Generally, we would rehearse six days a week for between six and eight hours.
If you were a principal you could finish at 1.30pm to have a rest then do, say, the four acts of Swan Lake in the evening and then be back in class the next morning at 10am.
It was a gruelling regime but just became the norm.
I toured a lot when I was younger. In my teens, I did a 22-week tour doing eight shows a week and travelled on my Sunday off.
You’d rehearse three different ballets during the day. Equity wouldn’t allow that to happen now.
My first big foreign tour was eight months in Australia when I performed Swan Lake with Lynn Seymour.
Back then if you had an injury you had to seek our treatment and pay for it yourself.
I was very lucky that I had a naturally strong physique. When I had an injury I just danced with it.
I used to have Cortisone injections in the morning and go on that night.
Finally, I had an operation on my Achilles tendon and when they opened my leg the ligament had crystalized and was trapped between the tendons. That was what was causing me so much pain.
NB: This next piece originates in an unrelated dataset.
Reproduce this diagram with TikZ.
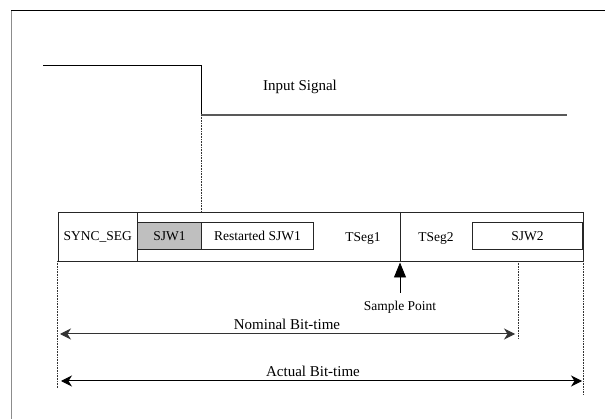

Luckily I was still dancing when I was 45.
Dancers are much more protected now. In companies like The Royal Ballet dancers have access to physiotherapists.
They also have pension funds which we never had.
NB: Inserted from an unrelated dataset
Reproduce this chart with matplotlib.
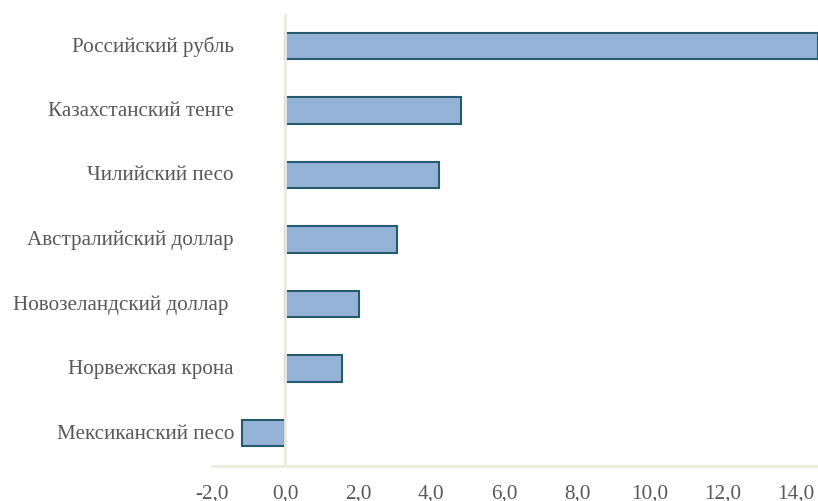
import matplotlib.pyplot as plt
import numpy as np

plt.rcParams['font.family'] = ['Liberation Serif', 'DejaVu Serif']

# currency changes, top to bottom
currencies = ['Российский рубль', 'Казахстанский тенге', 'Чилийский песо',
              'Австралийский доллар', 'Новозеландский доллар ', 'Норвежская крона',
              'Мексиканский песо']
values = [14.6, 4.81, 4.23, 3.07, 2.02, 1.55, -1.18]
x_ticks = [-2, 0, 2, 4, 6, 8, 10, 12, 14]

text_color = '#595959'
axis_color = '#EEEADF'

fig = plt.figure(figsize=(8.18, 5.02), dpi=100)
ax = fig.add_axes([212 / 818, 1 - 466.5 / 502, 606 / 818, 452 / 502])

pos = np.arange(len(currencies))
ax.barh(pos, values, height=0.41, color='#95B3D7', edgecolor='#265A6C',
        linewidth=1.5, zorder=2)
ax.axvline(0, color=axis_color, linewidth=2, zorder=3)

ax.set_xlim(-2, 14.6)
ax.set_ylim(len(currencies) - 0.5, -0.5)

for s in ['top', 'right', 'left']:
    ax.spines[s].set_visible(False)
ax.spines['bottom'].set_color(axis_color)
ax.spines['bottom'].set_linewidth(2)

ax.set_yticks([])
ax.set_xticks(x_ticks)
ax.set_xticklabels(['{:.1f}'.format(t).replace('.', ',') for t in x_ticks])
ax.tick_params(axis='x', length=0, pad=13, labelsize=15.2, labelcolor=text_color)

# category labels sit at a fixed spot left of zero
for p, name in zip(pos, currencies):
    ax.text(0.0363, p, name, transform=ax.get_yaxis_transform(), ha='right',
            va='center', fontsize=15.2, color=text_color, clip_on=False)

fig.savefig('out.png', dpi=100)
I think it’s still as competitive as it’s ever been but now there are far more companies to work with, so dancers have more opportunities.
When I started performing, there were only three main companies in the UK.
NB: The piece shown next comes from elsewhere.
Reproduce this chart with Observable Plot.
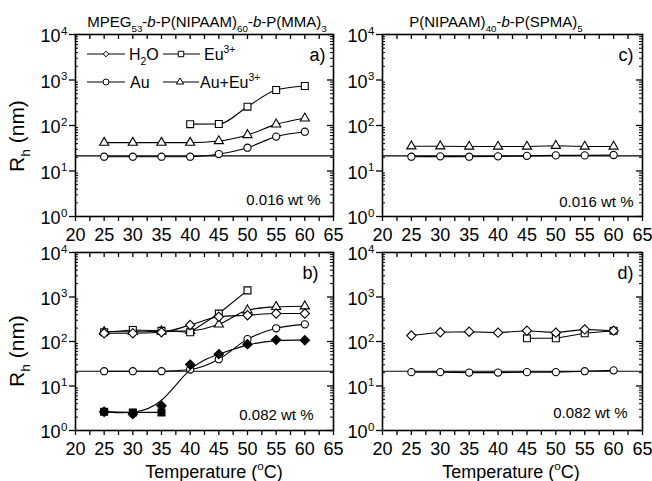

I was very lucky that they asked me to stay on at the Opera House to coach other principals, including Darcey Bussell, and take care of Kenneth MacMillan’s repertoire.
I was with the company for 53 years and retired at 70 but I’ve been going back every now and again to help out.
The Fairy’s Kiss is a particularly difficult ballet to master and this version is very faithfully done.
This was 57 years ago and the choreography still proved a challenge for them so it just goes to show dancing was just as difficult in those days too.
Donald MacLeary, former ballet master with The Royal Ballet, performed the lead role in The Fairy’s Kiss. Now 80, he advised Scottish Ballet on their revival.